Il vaut la peine de noter que shéum est également mentionné dans le Livre de Mormon dans un contexte agricole (voir Mosiah 9:9). Il désigne apparemment une céréale du Nouveau Monde cultivée au pays de Néphi, qui était désignée par un terme de l'Ancien Monde. L'utilisation de ce terme dans le Livre de Mormon est lui-même significatif puisqu'on n'a pu déchiffrer l'akkadien que des décennies après la publication du Livre de Mormon. Par conséquent le terme shéum ne pouvait pas être connu de Joseph Smith.

Dans le Nouveau Monde, de nombreux noms espagnols ont été appliqués aux plantes américaines après la conquête, à cause de la ressemblance manifeste des plantes avec des plantes européennes, alors même que les plantes du Nouveau Monde étaient, du point de vue botanique, d'une espèce ou d'une variété différente. Par exemple, les Espagnols appelaient le fruit de l'oponce (figuier de Barbarie) « figue » et les émigrants venus d'Angleterre appelaient le maïs « corn », terme anglais désignant les céréales en général. Les gens du Livre de Mormon ont pu avoir recours au même genre de pratique quand ils ont rencontré pour la première fois les espèces végétales du Nouveau Monde.
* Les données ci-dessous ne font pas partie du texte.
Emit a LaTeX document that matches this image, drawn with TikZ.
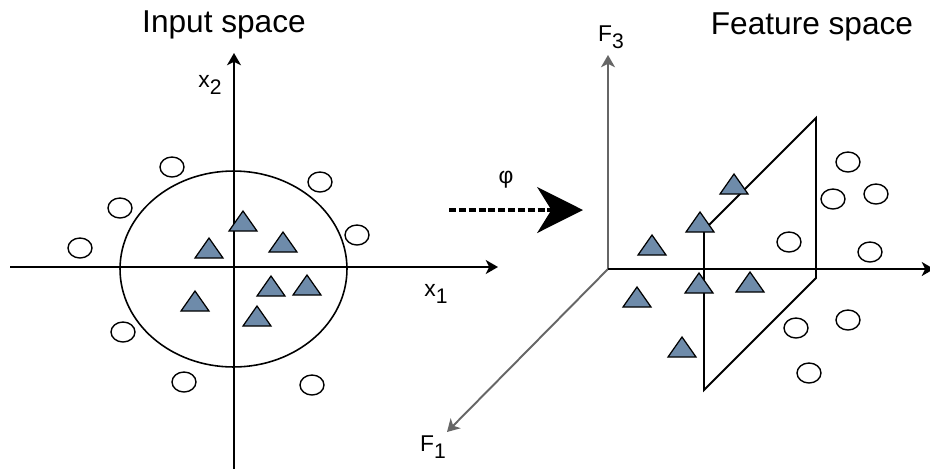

2. Variétés domestiques de l'orge et blé en Amérique ancienne

Il est bien entendu également possible que les mentions d'orge et de blé dans le Livre de Mormon désignent effectivement des variétés réelles de ces céréales qu'ont rencontré les gens du Livre de Mormon dans le Nouveau Monde. Des indices archéologiques récents donnent à penser que les Américains précolombiens ont cultivé l'orge pendant une longue période de temps. Un article paru en 1983 dans Science 83 décrit des fouilles archéologiques sur le site hohokam de La Ciudad, près du centre de Phoenix, Arizona (la culture hohokam a fleuri dans le sud-ouest de l'Amérique du Nord de 300 av. J.-C. à 1450 apr. J.-C. environ). L'auteur déclare : « La preuve sans doute la plus surprenante du niveau d'évolution de l'agriculture hohokam a été fournie l'année dernière, lorsque les archéologues ont trouvé des grains conservés de ce qui ressemble à de l'orge domestique, le premier que l'on ait jamais trouvé dans le Nouveau Monde. » Peu de temps après, d'autres échantillons étaient découverts sur d'autres sites archéologiques d'Oklahoma et d'Illinois. A propos des découvertes faites en Illinois, une étude récente dit qu' « un type de semence précédemment non identifié… a maintenant été identifié comme étant du petit orge (hordeum pusillum) et il y a de fortes indications que ce grain doive être ajouté » à la liste des féculents que l'on cultivait dans la région il y a 2000 ans. »

Les échantillons d'orge remontant aux périodes des cultures du Woodland moyen (premiers siècles de notre ère) et du Woodland récent (600-1050 apr. J.-C.) indiquent que l'orge précolombien a été connu et cultivé pendant une période de temps prolongée dans le Nouveau Monde. « Il est raisonnable de conclure », dit l'archéologue Vorsila L. Bohrer, qui a dirigé les travaux au cours desquels ces découvertes ont été faites, « que nous voyons là une céréale nord-américaine domestiquée dont on ne soupçonnait pas l'existence. »

Ce que l'on sait maintenant de l'orge précolombien en Amérique doit être un avertissement pour les lecteurs du Livre de Mormon qu'ils ne doivent pas trop se hâter de balayer la mention de blé précolombien comme étant un anachronisme.

Perspective historique

En 1973, Robert F. Smith, autorité en langues proche-orientales anciennes, a fait observer que « shéum » correspond exactement à « l'orge » akkadien [she'um] (vieil assyrien « blé »), le nom de céréale le plus courant dans la Mésopotamie ancienne (Robert F. Smith, « Some 'Neologisms' from the Mormon Canon », dans Conference on the Language of the Mormons, Provo (Utah), Brigham Young University Language Center, 1973, p. 66). Ce sujet a été repris par d'autres spécialistes mormons lors de traitements ultérieurs du sujet.